GIVEN REQUEST:
Copy each line of the data below exactly, leaving out pictures.

DATA EXTRACT:
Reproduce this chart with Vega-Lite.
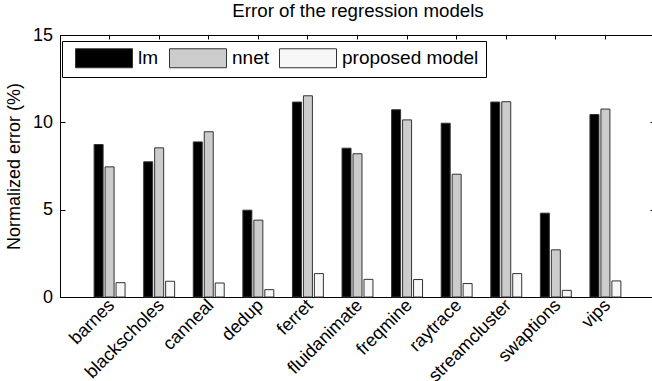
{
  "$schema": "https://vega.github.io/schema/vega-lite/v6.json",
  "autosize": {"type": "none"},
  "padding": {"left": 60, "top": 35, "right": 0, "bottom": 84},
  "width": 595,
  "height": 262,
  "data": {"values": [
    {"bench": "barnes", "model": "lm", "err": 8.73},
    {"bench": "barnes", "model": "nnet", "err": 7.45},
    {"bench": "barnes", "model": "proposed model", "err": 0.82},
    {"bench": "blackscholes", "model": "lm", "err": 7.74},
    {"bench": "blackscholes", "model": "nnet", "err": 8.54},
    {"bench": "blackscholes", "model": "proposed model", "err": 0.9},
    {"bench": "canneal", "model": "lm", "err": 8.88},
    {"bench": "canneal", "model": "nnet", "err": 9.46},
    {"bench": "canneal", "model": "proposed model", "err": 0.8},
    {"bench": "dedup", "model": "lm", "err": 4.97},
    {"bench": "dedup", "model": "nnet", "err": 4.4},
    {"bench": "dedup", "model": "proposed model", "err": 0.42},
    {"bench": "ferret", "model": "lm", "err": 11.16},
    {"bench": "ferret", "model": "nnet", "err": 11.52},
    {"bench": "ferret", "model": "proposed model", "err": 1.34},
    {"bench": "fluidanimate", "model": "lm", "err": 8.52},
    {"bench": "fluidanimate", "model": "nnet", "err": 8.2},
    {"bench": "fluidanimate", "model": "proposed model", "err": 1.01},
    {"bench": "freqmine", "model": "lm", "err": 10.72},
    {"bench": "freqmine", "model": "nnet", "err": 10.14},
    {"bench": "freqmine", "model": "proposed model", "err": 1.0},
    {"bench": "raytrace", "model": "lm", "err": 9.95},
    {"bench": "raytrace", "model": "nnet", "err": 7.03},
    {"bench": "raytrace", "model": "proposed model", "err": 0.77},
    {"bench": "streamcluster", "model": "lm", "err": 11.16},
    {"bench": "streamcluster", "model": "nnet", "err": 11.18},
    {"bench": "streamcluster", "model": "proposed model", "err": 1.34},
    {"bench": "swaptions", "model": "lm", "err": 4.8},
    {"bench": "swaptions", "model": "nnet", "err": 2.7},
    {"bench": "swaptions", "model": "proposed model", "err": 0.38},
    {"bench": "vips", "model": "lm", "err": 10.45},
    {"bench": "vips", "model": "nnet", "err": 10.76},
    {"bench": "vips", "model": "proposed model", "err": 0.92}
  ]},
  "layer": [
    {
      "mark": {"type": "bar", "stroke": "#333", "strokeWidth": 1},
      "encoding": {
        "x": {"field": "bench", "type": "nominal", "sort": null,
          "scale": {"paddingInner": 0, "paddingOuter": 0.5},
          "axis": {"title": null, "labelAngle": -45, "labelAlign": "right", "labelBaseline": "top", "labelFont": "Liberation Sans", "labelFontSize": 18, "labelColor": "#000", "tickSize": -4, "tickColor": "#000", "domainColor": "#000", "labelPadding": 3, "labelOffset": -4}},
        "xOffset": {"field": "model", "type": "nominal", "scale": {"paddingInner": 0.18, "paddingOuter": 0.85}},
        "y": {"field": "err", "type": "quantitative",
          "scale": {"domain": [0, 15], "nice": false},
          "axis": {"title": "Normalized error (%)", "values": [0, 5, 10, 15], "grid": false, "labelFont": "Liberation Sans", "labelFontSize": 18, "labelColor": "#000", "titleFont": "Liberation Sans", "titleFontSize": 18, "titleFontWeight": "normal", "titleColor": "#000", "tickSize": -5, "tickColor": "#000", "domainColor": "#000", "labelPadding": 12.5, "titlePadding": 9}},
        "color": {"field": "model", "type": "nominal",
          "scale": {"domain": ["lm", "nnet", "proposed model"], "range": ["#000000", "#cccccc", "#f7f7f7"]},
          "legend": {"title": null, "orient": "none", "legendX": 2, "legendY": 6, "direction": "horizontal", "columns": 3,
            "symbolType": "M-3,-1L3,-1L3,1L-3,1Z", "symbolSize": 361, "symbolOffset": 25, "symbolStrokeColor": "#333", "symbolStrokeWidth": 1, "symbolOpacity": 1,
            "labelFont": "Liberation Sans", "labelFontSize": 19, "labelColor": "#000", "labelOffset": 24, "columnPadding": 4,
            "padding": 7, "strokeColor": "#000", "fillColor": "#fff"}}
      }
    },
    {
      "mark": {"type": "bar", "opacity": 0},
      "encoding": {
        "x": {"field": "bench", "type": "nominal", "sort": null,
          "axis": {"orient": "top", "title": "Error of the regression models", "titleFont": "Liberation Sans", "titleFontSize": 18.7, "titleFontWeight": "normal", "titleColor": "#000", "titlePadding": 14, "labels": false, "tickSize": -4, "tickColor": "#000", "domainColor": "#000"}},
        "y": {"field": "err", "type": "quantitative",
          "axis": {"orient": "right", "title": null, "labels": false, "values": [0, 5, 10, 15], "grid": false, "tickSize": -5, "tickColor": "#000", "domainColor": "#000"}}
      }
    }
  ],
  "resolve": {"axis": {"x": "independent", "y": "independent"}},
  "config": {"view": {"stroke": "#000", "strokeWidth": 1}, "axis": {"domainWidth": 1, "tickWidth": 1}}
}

REPLY TO THE TASK:
Reproduce this chart with Vega-Lite.
{
  "$schema": "https://vega.github.io/schema/vega-lite/v6.json",
  "autosize": {"type": "none"},
  "padding": {"left": 60, "top": 35, "right": 0, "bottom": 84},
  "width": 595,
  "height": 262,
  "data": {"values": [
    {"bench": "barnes", "model": "lm", "err": 8.73},
    {"bench": "barnes", "model": "nnet", "err": 7.45},
    {"bench": "barnes", "model": "proposed model", "err": 0.82},
    {"bench": "blackscholes", "model": "lm", "err": 7.74},
    {"bench": "blackscholes", "model": "nnet", "err": 8.54},
    {"bench": "blackscholes", "model": "proposed model", "err": 0.9},
    {"bench": "canneal", "model": "lm", "err": 8.88},
    {"bench": "canneal", "model": "nnet", "err": 9.46},
    {"bench": "canneal", "model": "proposed model", "err": 0.8},
    {"bench": "dedup", "model": "lm", "err": 4.97},
    {"bench": "dedup", "model": "nnet", "err": 4.4},
    {"bench": "dedup", "model": "proposed model", "err": 0.42},
    {"bench": "ferret", "model": "lm", "err": 11.16},
    {"bench": "ferret", "model": "nnet", "err": 11.52},
    {"bench": "ferret", "model": "proposed model", "err": 1.34},
    {"bench": "fluidanimate", "model": "lm", "err": 8.52},
    {"bench": "fluidanimate", "model": "nnet", "err": 8.2},
    {"bench": "fluidanimate", "model": "proposed model", "err": 1.01},
    {"bench": "freqmine", "model": "lm", "err": 10.72},
    {"bench": "freqmine", "model": "nnet", "err": 10.14},
    {"bench": "freqmine", "model": "proposed model", "err": 1.0},
    {"bench": "raytrace", "model": "lm", "err": 9.95},
    {"bench": "raytrace", "model": "nnet", "err": 7.03},
    {"bench": "raytrace", "model": "proposed model", "err": 0.77},
    {"bench": "streamcluster", "model": "lm", "err": 11.16},
    {"bench": "streamcluster", "model": "nnet", "err": 11.18},
    {"bench": "streamcluster", "model": "proposed model", "err": 1.34},
    {"bench": "swaptions", "model": "lm", "err": 4.8},
    {"bench": "swaptions", "model": "nnet", "err": 2.7},
    {"bench": "swaptions", "model": "proposed model", "err": 0.38},
    {"bench": "vips", "model": "lm", "err": 10.45},
    {"bench": "vips", "model": "nnet", "err": 10.76},
    {"bench": "vips", "model": "proposed model", "err": 0.92}
  ]},
  "layer": [
    {
      "mark": {"type": "bar", "stroke": "#333", "strokeWidth": 1},
      "encoding": {
        "x": {"field": "bench", "type": "nominal", "sort": null,
          "scale": {"paddingInner": 0, "paddingOuter": 0.5},
          "axis": {"title": null, "labelAngle": -45, "labelAlign": "right", "labelBaseline": "top", "labelFont": "Liberation Sans", "labelFontSize": 18, "labelColor": "#000", "tickSize": -4, "tickColor": "#000", "domainColor": "#000", "labelPadding": 3, "labelOffset": -4}},
        "xOffset": {"field": "model", "type": "nominal", "scale": {"paddingInner": 0.18, "paddingOuter": 0.85}},
        "y": {"field": "err", "type": "quantitative",
          "scale": {"domain": [0, 15], "nice": false},
          "axis": {"title": "Normalized error (%)", "values": [0, 5, 10, 15], "grid": false, "labelFont": "Liberation Sans", "labelFontSize": 18, "labelColor": "#000", "titleFont": "Liberation Sans", "titleFontSize": 18, "titleFontWeight": "normal", "titleColor": "#000", "tickSize": -5, "tickColor": "#000", "domainColor": "#000", "labelPadding": 12.5, "titlePadding": 9}},
        "color": {"field": "model", "type": "nominal",
          "scale": {"domain": ["lm", "nnet", "proposed model"], "range": ["#000000", "#cccccc", "#f7f7f7"]},
          "legend": {"title": null, "orient": "none", "legendX": 2, "legendY": 6, "direction": "horizontal", "columns": 3,
            "symbolType": "M-3,-1L3,-1L3,1L-3,1Z", "symbolSize": 361, "symbolOffset": 25, "symbolStrokeColor": "#333", "symbolStrokeWidth": 1, "symbolOpacity": 1,
            "labelFont": "Liberation Sans", "labelFontSize": 19, "labelColor": "#000", "labelOffset": 24, "columnPadding": 4,
            "padding": 7, "strokeColor": "#000", "fillColor": "#fff"}}
      }
    },
    {
      "mark": {"type": "bar", "opacity": 0},
      "encoding": {
        "x": {"field": "bench", "type": "nominal", "sort": null,
          "axis": {"orient": "top", "title": "Error of the regression models", "titleFont": "Liberation Sans", "titleFontSize": 18.7, "titleFontWeight": "normal", "titleColor": "#000", "titlePadding": 14, "labels": false, "tickSize": -4, "tickColor": "#000", "domainColor": "#000"}},
        "y": {"field": "err", "type": "quantitative",
          "axis": {"orient": "right", "title": null, "labels": false, "values": [0, 5, 10, 15], "grid": false, "tickSize": -5, "tickColor": "#000", "domainColor": "#000"}}
      }
    }
  ],
  "resolve": {"axis": {"x": "independent", "y": "independent"}},
  "config": {"view": {"stroke": "#000", "strokeWidth": 1}, "axis": {"domainWidth": 1, "tickWidth": 1}}
}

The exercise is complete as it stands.